Hillary Clinton and Donald Trump probably thought candid remarks made to a priest in private would remain just that. But Cardinal Timothy Dolan, the Archbishop of New York, proved to be a rather indiscreet confessor.
Within hours of speaking to the two presidential nominees back stage at a charity dinner the archbishop let slip one of the most shocking stories of the campaign - that the bitter rivals had been "nice" to each other, and even said a prayer together.
"There were some very touching moments," Cardinal Dolan said. "When we were going in I said 'Can we pray together?' as we were waiting to be announced.
"After the little prayer Mr Trump turned to Mrs Clinton and said 'You know, you are one tough and talented woman'. Then he said 'This has been a good experience, this whole campaign, as tough as it's been'.
Mrs Clinton responded: "Donald, whatever happens, we need to work together afterwards.""

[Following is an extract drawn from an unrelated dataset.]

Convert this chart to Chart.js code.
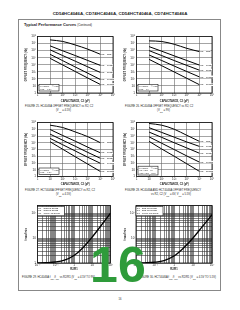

Cardinal Dolan said: "I was very moved by this obvious attempt on behalf of both of them to be courteous, to get along, to say nice things privately to one another."
The pair even shook hands, which they had refused to do at the final presidential debate earlier this week.
The unusual thaw in relations, during the ugliest presidential campaign in living memory, happened at the Alfred E. Smith Memorial Foundation Dinner in New York, which raised $6 million for Catholic charities supporting children.
It is traditionally the last time the two nominees share a stage before the election, each making a humorous speech.
During the public dinner hostilities were resumed and Cardinal Dolan called his seat between the two candidates the "iciest place on Earth".
Several of Mr Trump's jokes turned sour and he was booed. He accused Mrs Clinton of being "so corrupt she got kicked off the Watergate Commission" and of "pretending not to hate Catholics."
Mrs Clinton said: "Donald looks at the Statue of Liberty and sees a '4'. Maybe a '5' if she changes her hair."
Mr Trump did get perhaps the biggest laugh of the night for a joke about his own wife Melania.
At the Republican National Convention in July she gave an address which included a passage a speechwriter had taken from a previous Michelle Obama speech, which led to a plagiarism row.
Mr Trump said: "Michelle Obama gives a speech and everyone loves it. My wife Melania gives the exact same speech and people get on her case. I just don't get it! Oh I'm in trouble when I go home tonight."
The encounter came as Sir Richard Branson joined the chorus of condemnation against Mr Trump, revealing details of a "bizarre and disturbing" lunch meeting some years ago.
Sir Richard said the billionaire was angry about five people who had refused to help him after a corporate bankruptcy, and vowed repeatedly to "spend the rest of his life destroying them".
The Virgin founder said: "What concerns me most is his vindictive streak. It could be so dangerous if he got into the White House." Polls showed Mrs Clinton a hot favourite to win.
Larry Sabato, director of the University of Virginia Center for Politics, predicted she would get more than 350 votes in the presidential electoral college. A candidate needs only 270 to win.
Mrs Clinton launched a new television advertisement featuring the father of Captain Humayun Khan, a Muslim-American soldier who died in Iraq.
Mr Trump cut short a television interview in Ohio after a journalist asked him about being branded a racist.
"I am the least racist person you will ever meet," he said, before walking off.